Hurricane Irma: What to expect Monday

Powerful Tropical Storm Irma continued churning up Florida’s west coast Monday, on course to hit Alabama and Georgia – and the deadly storm leaves behind it a terrible legacy of carnage throughout much of the Florida Peninsula, seen in scores of ripped-off roofs, flooded streets and widespread power outages.

While the worst of Irma appears to have passed – at one point it unleashed wind gusts up to 142 mph and storm-surge flooding when it made landfall on Florida’s Marco Island on Sunday – the storm still poses numerous threats to residents throughout the Southeast, and the full impact of its devastation could take weeks to assess.

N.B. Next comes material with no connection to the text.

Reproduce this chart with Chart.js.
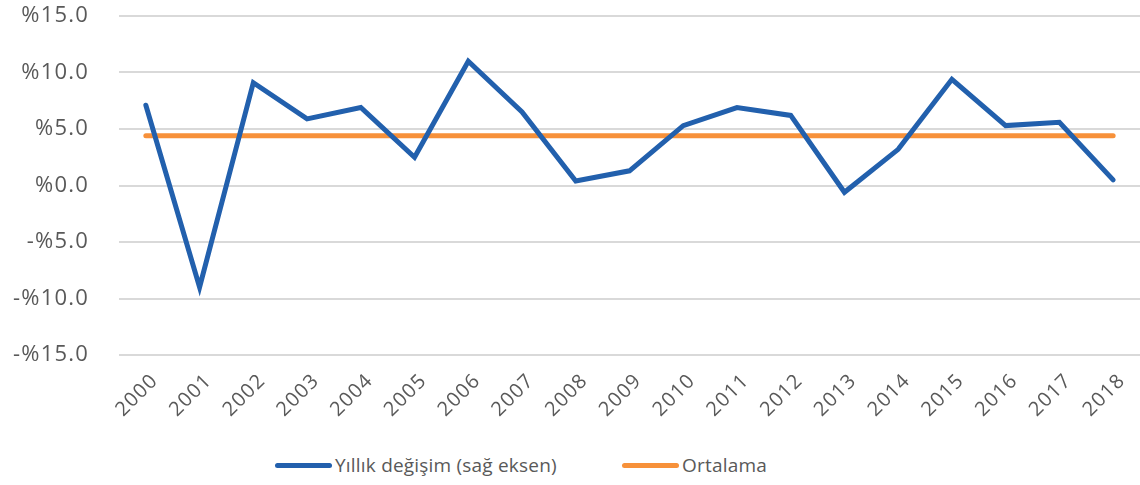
<!DOCTYPE html>
<html>
<head>
<meta charset="utf-8">
<script src="https://cdn.jsdelivr.net/npm/chart.js@4"></script>
<style>
  html, body { margin: 0; padding: 0; background: #fff; }
  #wrap { width: 1140px; height: 485px; position: relative; font-family: "Open Sans", Roboto, sans-serif; }
  #canvasBox { position: absolute; left: 0; top: 0; width: 1140px; height: 440px; }
  #legend { position: absolute; top: 452px; left: 0; width: 1140px; height: 30px; }
  .item { position: absolute; top: 0; display: flex; align-items: center; color: #595959; font-size: 19px; font-weight: 400; letter-spacing: 0.2px; }
  .swatch { width: 57px; height: 5px; border-radius: 3px; margin-right: 3px; }
</style>
</head>
<body>
<div id="wrap">
  <div id="canvasBox"><canvas id="chart"></canvas></div>
  <div id="legend"></div>
</div>
<script>
const years = ['2000', '2001', '2002', '2003', '2004', '2005', '2006', '2007', '2008', '2009',
  '2010', '2011', '2012', '2013', '2014', '2015', '2016', '2017', '2018'];
const yearlyChange = [7.1, -9.0, 9.1, 5.9, 6.9, 2.5, 11.0, 6.5, 0.4, 1.3,
  5.3, 6.9, 6.2, -0.6, 3.2, 9.4, 5.3, 5.6, 0.5];
const average = [4.4, 4.4, 4.4, 4.4, 4.4, 4.4, 4.4, 4.4, 4.4, 4.4,
  4.4, 4.4, 4.4, 4.4, 4.4, 4.4, 4.4, 4.4, 4.4];
const yTicks = [-15, -10, -5, 0, 5, 10, 15];
const seriesNames = ['Yıllık değişim (sağ eksen)', 'Ortalama'];
const seriesColors = ['#2260AD', '#F7913A'];

const FONT = '"Open Sans", Roboto, sans-serif';
const TEXT = '#595959';
const Y_PAD = 30;

function formatPct(v) {
  const s = Math.abs(v).toFixed(1);
  return v < 0 ? `-%${s}` : `%${s}`;
}

function renderLegend() {
  const legend = document.getElementById('legend');
  const lefts = [275, 622];
  legend.innerHTML = seriesNames.map((name, i) => `
    <div class="item" style="left:${lefts[i]}px">
      <span class="swatch" style="background:${seriesColors[i]}"></span>${name}
    </div>
  `).join('');
}

// the reference tick labels are set a little wider than Open Sans;
// canvas resizes reset the context, so set it again before layout and draw
const letterSpacing = {
  id: 'letterSpacing',
  beforeLayout(chart) { chart.ctx.letterSpacing = '1.2px'; },
  beforeDraw(chart) { chart.ctx.letterSpacing = '1.2px'; },
};

new Chart(document.getElementById('chart'), {
  type: 'line',
  data: {
    labels: years,
    datasets: [
      {
        label: seriesNames[0],
        data: yearlyChange,
        borderColor: seriesColors[0],
        backgroundColor: seriesColors[0],
        borderWidth: 5,
        pointRadius: 0,
        tension: 0,
        borderCapStyle: 'round',
        borderJoinStyle: 'miter',
      },
      {
        label: seriesNames[1],
        data: average,
        borderColor: seriesColors[1],
        backgroundColor: seriesColors[1],
        borderWidth: 5,
        pointRadius: 0,
        tension: 0,
        borderCapStyle: 'round',
      },
    ],
  },
  plugins: [letterSpacing],
  options: {
    responsive: true,
    maintainAspectRatio: false,
    animation: false,
    layout: { padding: { top: 16, left: 13, right: 0, bottom: 0 } },
    plugins: {
      legend: { display: false },
      tooltip: { enabled: false },
    },
    scales: {
      x: {
        offset: true,
        grid: { display: false },
        border: { display: false },
        afterFit: (axis) => {
          axis.paddingLeft = 0;
          axis.paddingRight = 0;
          axis.height = 85;
        },
        ticks: {
          color: TEXT,
          minRotation: 45,
          maxRotation: 45,
          padding: 6,
          labelOffset: 9,
          font: { family: FONT, size: 20, weight: 400 },
        },
      },
      y: {
        min: -15,
        max: 15,
        afterBuildTicks: (axis) => { axis.ticks = yTicks.map(v => ({ value: v })); },
        afterFit: (axis) => {
          // chart.js reserves the tick padding on both sides of the labels
          axis.width -= Y_PAD;
          axis.paddingTop = 0;
          axis.paddingBottom = 0;
        },
        grid: { color: '#D9D9D9', lineWidth: 2, drawTicks: false },
        border: { display: false },
        ticks: {
          color: TEXT,
          padding: Y_PAD,
          font: { family: FONT, size: 22, weight: 400 },
          callback: (v) => formatPct(v),
        },
      },
    },
  },
});

renderLegend();
</script>
</body>
</html>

The center of the storm sat about 30 miles north-northeast of Cedar Key on Monday morning, moving at 15 to 20 mph. Forecasters downgraded Irma from a hurricane to a tropical storm Monday morning as it tracked toward the northwestern coast of the Florida Peninsula. It’s set to cross the eastern Florida Panhandle into southern Georgia on Monday afternoon and continue through southwestern Georgia and eastern Alabama later Monday night and into Tuesday.

Despite the continued downgrading of Irma, storm surges of 2 to 5 feet are expected along the Gulf Coast during high tides, and rain bands could drop more than 2 feet of water on already saturated ground.

While the Sunshine State won’t see too much actual sun Monday, state officials are looking on the bright side and say they’re pleased with the response from both local and federal officials.

"It's been very good, and there is cooperation between the federal level, the state and the locals," Sen. Bill Nelson, D-Fla., said Sunday on “Face the Nation,” adding that coordination between agencies has been “seamless.”

In one of the largest evacuations in U.S. history, nearly 7 million people in the Southeast were warned to seek shelter elsewhere – including 6.4 million in Florida alone. There remained more than 160,000 people waiting in shelters across the state Monday.

The storm has been blamed for five deaths in Florida: one man was found dead in his home in the Florida Keys, while another was killed after losing control of his truck in tropical-storm strength winds. A sheriff’s deputy and a corrections officer were both killed in a two-car crash in Florida’s Hardee County and another person died in a car accident near Orlando that was deemed storm-related. Irma is also responsible for the death of 38 people throughout the Caribbean.

As Floridians begin to emerge from shelter and return to their storm-battered state, more than 6.5 million residents are left without power – roughly 65 percent of all customers in the state – and numerous towns and cities throughout Florida have been inundated by flood waters from the storm surge. Florida Gov. Rick Scott tweeted Monday morning the state was “aggressively” working to get search-and-rescue teams to help with the flooding in Jacksonville and that the USS Iwo Jima, the USS New York & the aircraft carrier USS Abraham Lincoln were being made available for rescue operations. Scott activated all 7,000 members of the Florida National Guard, and 10,000 guardsmen from elsewhere were being deployed to the state to help with the task.

Jacksonville was one of the hardest-hit cities in Florida, with wind gusts of 90 mph being reported at the city’s airport. The National Weather Service also issued a flash flood emergency for downtown Jacksonville amid concerns flood waters will rise another one to two feet.

President Trump approved a “major disaster” declaration on Sunday for the state, paving the way for a federal aid package similar to the one approved last week for Texas in the wake of Hurricane Harvey.

Bryan Koon, Florida’s emergency management director, said late Sunday authorities had only scattered information about the storm’s toll.

“I’ve not heard of catastrophic damage. It doesn’t mean it doesn’t exist. It means it hasn’t gotten to us yet,” Koon said.

As Irma tracks inland, southwestern Georgia and eastern Alabama are likely to take the brunt of the tropical storm’s wrath. While severely downgraded from the Category 5 hurricane it was when in the open Atlantic last week, Irma is still expected to spread heavy rain and bring potentially major flooding to the Southeast, dumping anywhere between 8 to 15 inches of rain.

Along Georgia’s coast, a storm surge of 4 to 6 feet is expected – especially around high tide at noon. The storm is also expected to bring sustained winds of more than 30 mph, with gusts at about 55 mph inland and 60 mph near the beach. There is also the threat of brief tornadoes that could spread from south to north sometime Monday.

Irma is expected to be downgraded to a tropical depression by Tuesday, just as it makes its way toward Alabama’s northern border with Tennessee. Still, observers say that power outages from the tropical storm-force winds could cause power outages as far north as Nashville and even into southern Ohio.